Leggerezza o meno, Durigon lo ha detto, lo ha auspicato e quasi promesso sul palco di un comizio a Latina alla presenza di Salvini. Irricevibili. Entrambe le cose: che il sottosegretario lo abbia chiesto; che il segretario abbia ascoltato senza commentare. Tutto questo, tra l’altro, dopo che già il Parlamento era in qualche modo passato sopra a un altro fatto grave: millantato o vero che fosse, Durigon aveva lasciato credere, intercettato, che l’inchiesta sui fondi (spariti) della Lega erano affidati “a uno della Finanza che abbiano messo lì noi”. La prima volta l’ha fatta franca. La seconda è impossibile. Al di là delle indiscrezioni è stato il ministro allo Sviluppo economico Giancarlo Giorgetti ieri, sempre dal palco di Rimini, a far capire l’esito della ormai stucchevole questione.
«Quando si è investiti di responsabilità di governo bisogna essere sempre molto attenti a quello che si fa. E comunque – ha spiegato Giorgetti con i suoi ferrei e spietati sillogismi – un membro del governo si dimette o perché glielo chiede il presidente del Consiglio o il segretario del partito.
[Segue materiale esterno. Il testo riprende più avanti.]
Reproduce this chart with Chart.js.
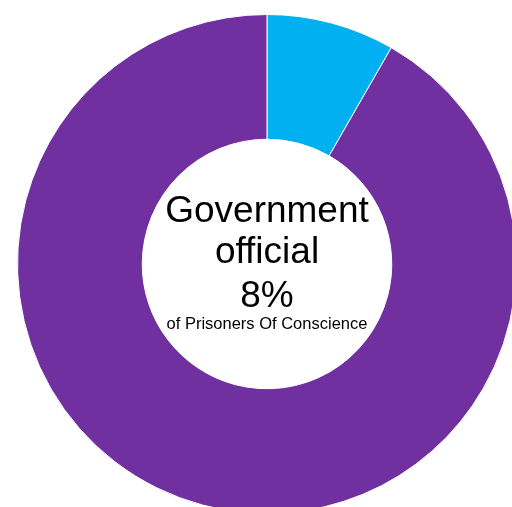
<!DOCTYPE html>
<html>
<head>
<meta charset="utf-8">
<script src="https://cdn.jsdelivr.net/npm/chart.js@4"></script>
<style>
  html, body { margin: 0; padding: 0; background: #fff; overflow: hidden; width: 512px; height: 507px; }
  #wrap { position: absolute; left: 17px; top: 14px; width: 500px; height: 500px; }
</style>
</head>
<body>
<div id="wrap"><canvas id="chart"></canvas></div>
<script>
const labels = ["Government official", "Other"]
const values = [8.3, 91.7]
const colors = ["#00B0F0", "#7030A0"]
const centerTitle = ["Government", "official"]
const centerValue = "8%"
const centerNote = "of Prisoners Of Conscience"

// text in the hole
const centerText = {
    id: "centerText",
    afterDraw(chart) {
        const ctx = chart.ctx
        const arc = chart.getDatasetMeta(0).data[0]
        const x = arc.x, y = arc.y
        ctx.save()
        ctx.fillStyle = "#000"
        ctx.textAlign = "center"
        ctx.textBaseline = "alphabetic"
        ctx.font = "37px 'Liberation Sans', Arial, sans-serif"
        ctx.fillText(centerTitle[0], x, y - 42)
        ctx.fillText(centerTitle[1], x, y - 1)
        ctx.fillText(centerValue, x, y + 43)
        ctx.font = "16.5px 'Liberation Sans', Arial, sans-serif"
        ctx.fillText(centerNote, x, y + 65)
        ctx.restore()
    },
}

new Chart(document.getElementById("chart"), {
    type: "doughnut",
    data: {
        labels,
        datasets: [{
            data: values,
            backgroundColor: colors,
            borderColor: "#ffffff",
            borderWidth: 1,
        }],
    },
    options: {
        responsive: true,
        maintainAspectRatio: false,
        animation: false,
        cutout: "50%",
        layout: { padding: 0 },
        plugins: {
            legend: { display: false },
            tooltip: { enabled: false },
        },
    },
    plugins: [centerText],
})
</script>
</body>
</html>
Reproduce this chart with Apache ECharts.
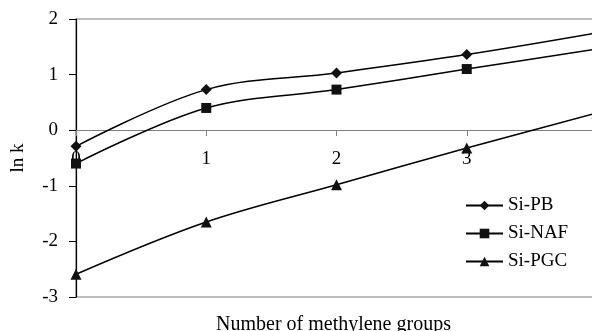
<!DOCTYPE html>
<html><head><meta charset="utf-8">
<script src="https://cdn.jsdelivr.net/npm/echarts@6/dist/echarts.min.js"></script>
<style>html,body{margin:0;padding:0;background:#fff}#c{width:592px;height:331px}</style>
</head><body><div id="c"></div>
<script>
const xValues = [0, 1, 2, 3, 4];
const siPB  = [-0.29, 0.73, 1.03, 1.36, 1.75];
const siNAF = [-0.60, 0.40, 0.73, 1.10, 1.46];
const siPGC = [-2.59, -1.65, -0.98, -0.32, 0.31];
const seriesNames = ['Si-PB', 'Si-NAF', 'Si-PGC'];
const yTicks = [-3, -2, -1, 0, 1, 2];

const font = 'Liberation Serif';
const chart = echarts.init(document.getElementById('c'));
function pts(arr){ return xValues.map((x,i)=>[x, arr[i]]); }
function mk(name, data, sym, size){
  return {name, type:'line', data:pts(data), smooth:0.35, symbol:sym, symbolSize:size,
    lineStyle:{color:'#000', width:1.5}, itemStyle:{color:'#111'}, z:3};
}
chart.setOption({
  animation:false,
  backgroundColor:'#fff',
  textStyle:{fontFamily:font},
  grid:{left:76, top:19, right:-5, bottom:34, outerBoundsMode:'none', containLabel:false,
    show:true, borderColor:'#808080', borderWidth:1.2, backgroundColor:'transparent'},
  xAxis:{type:'value', min:0, max:4, interval:1, offset:-167,
    axisLine:{onZero:false, lineStyle:{color:'#808080', width:1.2}},
    axisTick:{show:true, length:6, lineStyle:{color:'#808080'}},
    axisLabel:{color:'#000', fontSize:19, fontFamily:font, margin:20, showMaxLabel:true, hideOverlap:false},
    splitLine:{show:false}},
  yAxis:{type:'value', min:yTicks[0], max:yTicks[yTicks.length-1], interval:1,
    axisLine:{show:true, onZero:false, lineStyle:{color:'#000', width:1.2}},
    axisTick:{show:true, length:7, lineStyle:{color:'#000'}},
    axisLabel:{color:'#000', fontSize:19, fontFamily:font, margin:18},
    splitLine:{show:false},
    name:'ln k', nameLocation:'middle', nameGap:48, nameRotate:90,
    nameTextStyle:{color:'#000', fontSize:19, fontFamily:font}},
  legend:{orient:'vertical', left:460, top:191, itemWidth:37, itemHeight:12, itemGap:9,
    textStyle:{color:'#000', fontSize:19, fontFamily:font, lineHeight:19},
    data:seriesNames},
  title:{text:'Number of methylene groups', left:211, top:310,
    textStyle:{color:'#000', fontSize:20, fontWeight:'normal', fontFamily:font}},
  series:[
    mk(seriesNames[0], siPB, 'diamond', 11),
    mk(seriesNames[1], siNAF, 'rect', 10),
    mk(seriesNames[2], siPGC, 'triangle', 11)
  ]
});
</script></body></html>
Oppure, per uno scrupolo di coscienza. Io, ad esempio, mi pongo ogni giorno il tema delle mie dimissioni…». Esclusa la terza ipotesi, Salvini in persona sta trattando con Durigon in nome della tenuta della maggioranza. È possibile infatti che nel colloquio con Draghi sia emerso che la mozione di sfiducia già incardinata avrà la maggioranza dei voti in aula.
Oltre Pd, Iv, Leu e M5s, anche Coraggio Italia e altri pezzi di Forza Italia hanno fatto sapere che il tempo è scaduto per Durigon. Il concetto guida lo ha espresso ancora una volta Giorgetti. «La maggioranza deve mantenere toni bassi per quanto sia possibile anche in una coalizione eterogenea e preoccuparsi di far prevalere l’interesse generale del Paese». È il volto dialogante della Lega. Quello che piace a Berlusconi e al centrodestra di governo. E anche Salvini si deve adeguare. Ora l’importante è che Pd e M5s non facciano diventare questo passaggio come uno scalpo della loro campagna elettorale. Sarebbe un errore imperdonabile.